Governors like Michael Dukakis are tinkering with the `institutional plumbing' through which investment and spending flow. States evolve new economics for high-tech age, writer says

When the Reagan administration came to Washington, it declared government the ``enemy.'' But experiment and innovation did not disappear. They went underground - back to the states, where change in American government generally starts.

And while Massachusetts Gov. Michael Dukakis may not seem exciting, he represents a new approach to economics that sooner or later will emerge nationally.

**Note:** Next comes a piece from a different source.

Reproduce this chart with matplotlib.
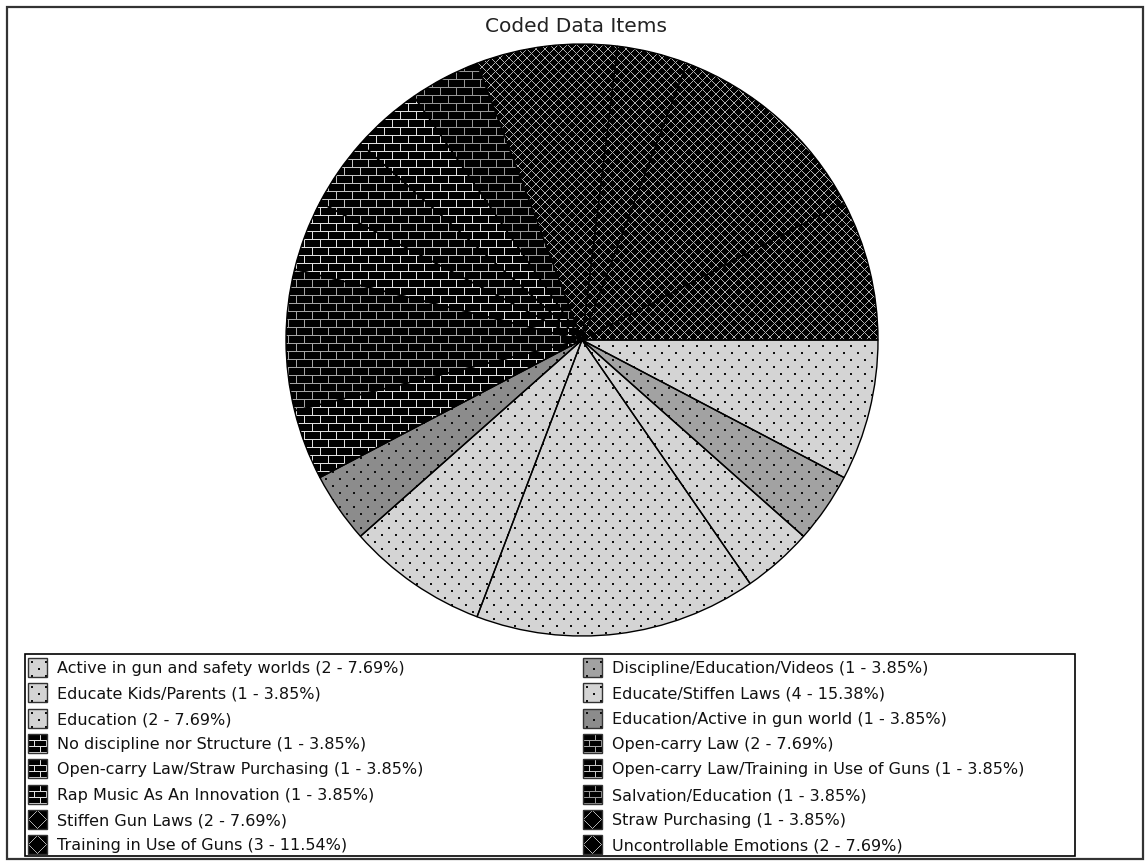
import numpy as np
import matplotlib.pyplot as plt
from matplotlib.colors import to_rgb
from matplotlib.patches import Rectangle

categories = [
    "Active in gun and safety worlds",
    "Discipline/Education/Videos",
    "Educate Kids/Parents",
    "Educate/Stiffen Laws",
    "Education",
    "Education/Active in gun world",
    "No discipline nor Structure",
    "Open-carry Law",
    "Open-carry Law/Straw Purchasing",
    "Open-carry Law/Training in Use of Guns",
    "Rap Music As An Innovation",
    "Salvation/Education",
    "Stiffen Gun Laws",
    "Straw Purchasing",
    "Training in Use of Guns",
    "Uncontrollable Emotions",
]
counts = [2, 1, 1, 4, 2, 1, 1, 2, 1, 1, 1, 1, 2, 1, 3, 2]

# (pattern, face colour, pattern colour) for each slice
styles = [
    ("dots", "#d4d4d4", "#101010"),
    ("dots", "#a2a2a2", "#101010"),
    ("dots", "#d4d4d4", "#101010"),
    ("dots", "#d4d4d4", "#101010"),
    ("dots", "#d4d4d4", "#101010"),
    ("dots", "#8c8c8c", "#101010"),
    ("brick", "black", "#e0e0e0"),
    ("brick", "black", "#a4a4a4"),
    ("brick", "black", "#e0e0e0"),
    ("brick", "black", "#c4c4c4"),
    ("brick", "black", "#e0e0e0"),
    ("brick", "black", "#969696"),
    ("cross", "black", "#b0b0b0"),
    ("cross", "black", "#b0b0b0"),
    ("cross", "black", "#b0b0b0"),
    ("cross", "black", "#b0b0b0"),
]

W, H = 1146, 862
FONT = "DejaVu Sans"


def pattern(style, x0, y0, w, h, legend=False):
    """Pixel texture (h x w RGB) anchored at pixel (x0, y0)."""
    kind, face, pcol = style
    yy, xx = np.mgrid[y0:y0 + h, x0:x0 + w]
    img = np.empty((h, w, 3))
    img[:] = to_rgb(face)
    if kind == "dots":
        shift = 7 * ((yy // 7) % 2)
        mask = np.isin(yy % 7, (3, 4)) & np.isin((xx + shift) % 14, (3, 4))
    elif kind == "brick":
        bh, bw = (6, 12) if legend else (8, 16)
        shift = (bw // 2) * ((yy // bh) % 2)
        mask = (yy % bh == 0) | ((xx + shift) % bw == 0)
    else:
        p, off = (18, 9) if legend else (9, 0)
        mask = ((xx + yy) % p == off) | ((xx - yy) % p == off)
    img[mask] = to_rgb(pcol)
    return img


fig = plt.figure(figsize=(W / 100, H / 100), dpi=100)
ax = fig.add_axes([0, 0, 1, 1])

cx, cy, r = 582, 341, 296
bx0, by0, bn = cx - r - 2, cy - r - 2, 2 * r + 4

# y runs downward, so counterclock=True draws clockwise on screen
wedges, _ = ax.pie(counts, center=(cx, cy), radius=r, startangle=0,
                   counterclock=True, frame=True,
                   colors=[s[1] for s in styles],
                   wedgeprops=dict(linewidth=0, zorder=1))
for wedge, style in zip(wedges, styles):
    im = ax.imshow(pattern(style, bx0, by0, bn, bn), origin="upper",
                   extent=(bx0, bx0 + bn, by0 + bn, by0),
                   interpolation="nearest", zorder=2)
    im.set_clip_path(wedge)

ax.pie(counts, center=(cx, cy), radius=r, startangle=0, counterclock=True,
       frame=True, wedgeprops=dict(fill=False, edgecolor="black",
                                   linewidth=1.0, zorder=3))

ax.text(576, 26, "Coded Data Items", ha="center", va="center",
        fontsize=14.5, family=FONT, color="#222222")

# legend, two columns filled row by row
ax.add_patch(Rectangle((25, 655), 1050, 202, fill=False, edgecolor="black",
                       linewidth=1.2, zorder=3))
total = sum(counts)
col_x = [28, 583]
sw = 19
for i, (name, n, style) in enumerate(zip(categories, counts, styles)):
    row, col = divmod(i, 2)
    sx = col_x[col]
    sy = int(round(659 + row * 25.3))
    ax.imshow(pattern(style, 0, 0, sw, sw, legend=True), origin="upper",
              extent=(sx, sx + sw, sy + sw, sy), interpolation="nearest",
              zorder=2)
    ax.add_patch(Rectangle((sx, sy), sw, sw, fill=False, edgecolor="#333333",
                           linewidth=1.0, zorder=3))
    ax.text(sx + sw + 10, sy + sw / 2 + 0.5,
            f"{name} ({n} - {100 * n / total:.2f}%)",
            ha="left", va="center", fontsize=11.5, family=FONT,
            color="#111111")

ax.add_patch(Rectangle((7, 8), 1136, 852, fill=False, edgecolor="#333333",
                       linewidth=1.6, zorder=4))

ax.set_xlim(0, W)
ax.set_ylim(H, 0)
ax.set_axis_off()

fig.savefig("out.png", dpi=100)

These are the views of David Osborne, author of a new book called ``Laboratories of Democracy.'' The title for his book comes from Supreme Court Justice Louis D. Brandeis's famous observation about the states. Justice Brandeis, who served on the court 1916-39, was a champion of Progressive-era state measures, such as pure food and drug laws, which eventually became models for federal legislation. In like manner, Mr. Osborne says, states today are evolving a new economics for the high-tech age.

In its gritty details, this new economics is unexciting. It doesn't raise truly fundamental questions, such as whether more consumption means a ``higher standard of living,'' as economists generally assume.

Still, within the framework of conventional economics, the new economics really is different.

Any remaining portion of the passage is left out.